Studio album by Guano Apes
- Released: 3 February 2003
- Recorded: 2001–2002
- Studio: Area 51 Recording Studios (Celle, Germany); Studios 301 (Cologne, Germany); Horus Sound Studio (Hannover, Germany); Home Studios (Hamburg, Germany);
- Genre: Alternative rock; nu metal;
- Length: 44:29 (standard edition) 51:49 (digipak version)
- Label: Supersonic; GUN; BMG;
- Producer: Fabio Trentini; Guano Apes; Artemis Gounaki;

Guano Apes chronology
| Don't Give Me Names (2000) | Walking on a Thin Line (2003) | Live (2003) |

Singles from Walking on a Thin Line
- "You Can't Stop Me" Released: 9 December 2002; "Pretty in Scarlet" Released: 23 April 2003; "Quietly" Released: 23 July 2003;

= Walking on a Thin Line =

Walking on a Thin Line is the third studio album by German rock band Guano Apes. It was released on 3 February 2003 by BMG. Title of the album comes from a line in the song "Kiss the Dawn".

The album reached #1 on the German album charts and was certified gold for shipping 100,000 copies. Lead single "You Can't Stop Me" peaked at #10 in Germany.

Professional ratings
Review scores
| Source | Rating |
| laut.de | Star |
| RockHard | 8.5/10 |

==Background==
Recording Walking on a Thin Line went slow and was delayed multiple times. In the 2005 documentary Planet of the Apes, Dennis Poschwatta said that the band "made the mistake of going [into the studio] with unfinished songs. That’s why it took a year to write and create this record." At the time of the release of "You Can't Stop Me" it was still unclear what the album title would be. Despite all that, Sandra Nasić called the album her favorite, saying she considered it "the most mature thing [Guano Apes had] done" and that they'd "essentially achieved what [she] was aiming for".

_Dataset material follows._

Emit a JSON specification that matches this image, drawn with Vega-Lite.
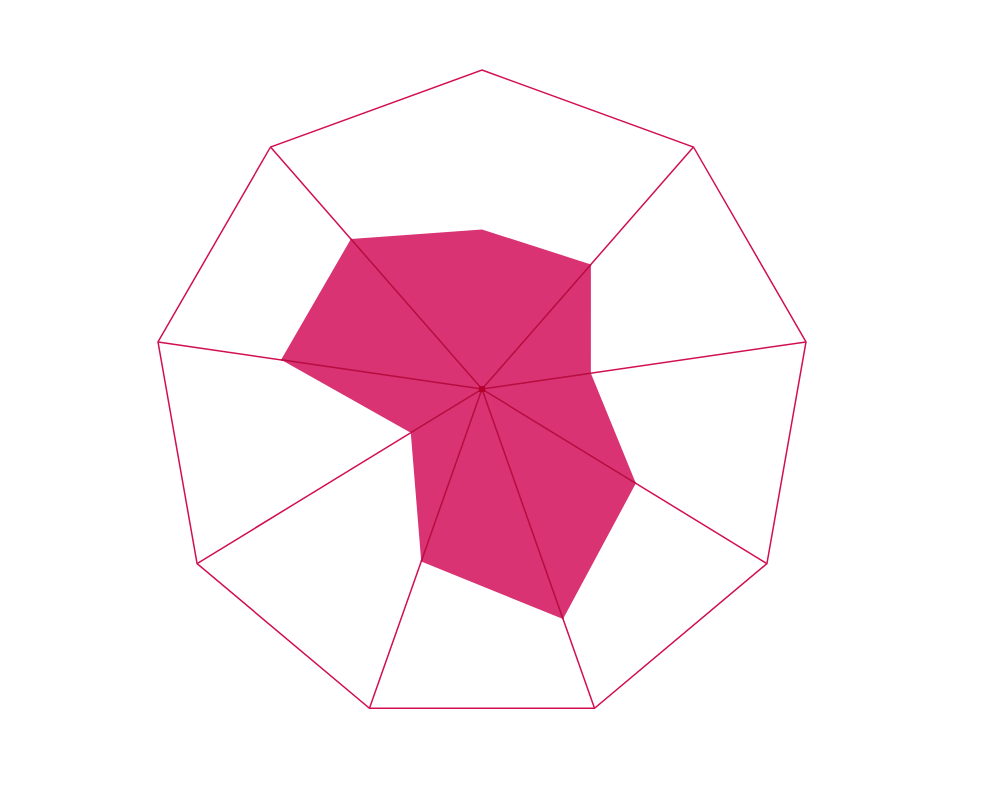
{
  "$schema": "https://vega.github.io/schema/vega-lite/v6.json",
  "width": 658,
  "height": 645,
  "autosize": "none",
  "padding": {"left": 153, "top": 70, "right": 0, "bottom": 0},
  "background": "white",
  "config": {"view": {"stroke": null}},
  "datasets": {
    "radar": [
      {"k": 0, "v": 0.50},
      {"k": 1, "v": 0.515},
      {"k": 2, "v": 0.336},
      {"k": 3, "v": 0.54},
      {"k": 4, "v": 0.72},
      {"k": 5, "v": 0.54},
      {"k": 6, "v": 0.25},
      {"k": 7, "v": 0.62},
      {"k": 8, "v": 0.62}
    ]
  },
  "data": {"name": "radar"},
  "transform": [
    {"calculate": "datum.k * 2 * PI / 9", "as": "theta"},
    {"calculate": "sin(datum.theta)", "as": "ox"},
    {"calculate": "cos(datum.theta)", "as": "oy"},
    {"calculate": "0", "as": "hx"},
    {"calculate": "0.0304", "as": "hy"},
    {"calculate": "datum.hx + datum.v * (datum.ox - datum.hx)", "as": "px"},
    {"calculate": "datum.hy + datum.v * (datum.oy - datum.hy)", "as": "py"}
  ],
  "layer": [
    {
      "mark": {"type": "line", "interpolate": "linear-closed", "color": "#d10f52", "strokeWidth": 1.5},
      "encoding": {
        "x": {"field": "ox", "type": "quantitative", "scale": {"domain": [-1, 1], "nice": false, "zero": false}, "axis": null},
        "y": {"field": "oy", "type": "quantitative", "scale": {"domain": [-0.96, 1], "nice": false, "zero": false}, "axis": null},
        "order": {"field": "k"}
      }
    },
    {
      "transform": [{"filter": "datum.k > 0"}],
      "mark": {"type": "rule", "color": "#d10f52", "strokeWidth": 1.5},
      "encoding": {
        "x": {"field": "hx", "type": "quantitative"},
        "y": {"field": "hy", "type": "quantitative"},
        "x2": {"field": "ox"},
        "y2": {"field": "oy"}
      }
    },
    {
      "mark": {"type": "line", "interpolate": "linear-closed", "filled": true, "color": "#d93373", "strokeWidth": 0},
      "encoding": {
        "x": {"field": "px", "type": "quantitative"},
        "y": {"field": "py", "type": "quantitative"},
        "order": {"field": "k"}
      }
    },
    {
      "transform": [{"filter": "datum.k > 0"}],
      "mark": {"type": "rule", "color": "#b80d40", "strokeWidth": 1.5},
      "encoding": {
        "x": {"field": "hx", "type": "quantitative"},
        "y": {"field": "hy", "type": "quantitative"},
        "x2": {"field": "px"},
        "y2": {"field": "py"}
      }
    },
    {
      "transform": [{"filter": "datum.k == 0"}],
      "mark": {"type": "point", "shape": "square", "filled": true, "size": 36, "color": "#b5002d", "opacity": 1},
      "encoding": {
        "x": {"field": "hx", "type": "quantitative"},
        "y": {"field": "hy", "type": "quantitative"}
      }
    }
  ]
}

"Diokhan" is one of the oldest songs on the album: a demo version of this song was recorded as early as 1994, and was later included on the compilation album Lost (T)apes.

==Track listing==

| No. | Title | Length |
|---|---|---|
| 1. | "You Can't Stop Me" | 3:11 |
| 2. | "Dick" | 2:43 |
| 3. | "Kiss the Dawn" | 5:20 |
| 4. | "Pretty in Scarlet" | 4:07 |
| 5. | "Diokhan" | 3:34 |
| 6. | "Electric Nights" (bonus track on digipak version) | 3:26 |
| 7. | "Quietly" | 3:38 |
| 8. | "High" | 3:24 |
| 9. | "Sing That Song" | 3:03 |
| 10. | "Scratch the Pitch" | 3:47 |
| 11. | "Plastic Mouth" | 4:04 |
| 12. | "Counting the Days" (bonus track on digipak version) | 3:39 |
| 13. | "Storm" | 3:47 |
| 14. | "Sugar Skin" | 4:13 |

==Personnel==
- Sandra Nasić – vocals
- Henning Rümenapp – guitars
- Stefan Ude – bass
- Dennis Poschwatta – drums, vocals

=== Additional musicians ===
- Roland Peil – percussion

===Credits===
- Artwork – Friedel Muders
- Engineer, mixing – Clemens Matznick
- Additional engineers – Ben Hertel, Jan Helle, Philsen Hoppen, Tom Fein
- Drumcare engineer – Rossi Rossberg
- Mastering – Ian Cooper
- Photography – Dirk Schelpmeier
- Producer – Fabio Trentini, Guano Apes
- Additional vocal production producer – Artemis Gounaki, Sandra Nasić
- Programming – Dirk Riegner, G-Ball

==Charts==

===Weekly charts===

| Chart (2003) | Peak position |
|---|---|
| Austrian Albums (Ö3 Austria) | 5 |
| Dutch Albums (Album Top 100) | 18 |
| Finnish Albums (Suomen virallinen lista) | 9 |
| French Albums (SNEP) | 123 |
| German Albums (Offizielle Top 100) | 1 |
| Italian Albums (FIMI) | 28 |
| Portuguese Albums (AFP) | 16 |
| Swiss Albums (Schweizer Hitparade) | 8 |

===Year-end charts===

| Chart (2003) | Position |
|---|---|
| German Albums (Offizielle Top 100) | 35 |

==Certifications==

Certifications for Walking on a Thin Line
| Region | Certification | Certified units/sales |
| Germany (BVMI) | Gold | 100,000^{^} |
| Portugal (AFP) | Silver | 10,000^{^} |
^{^} Shipments figures based on certification alone.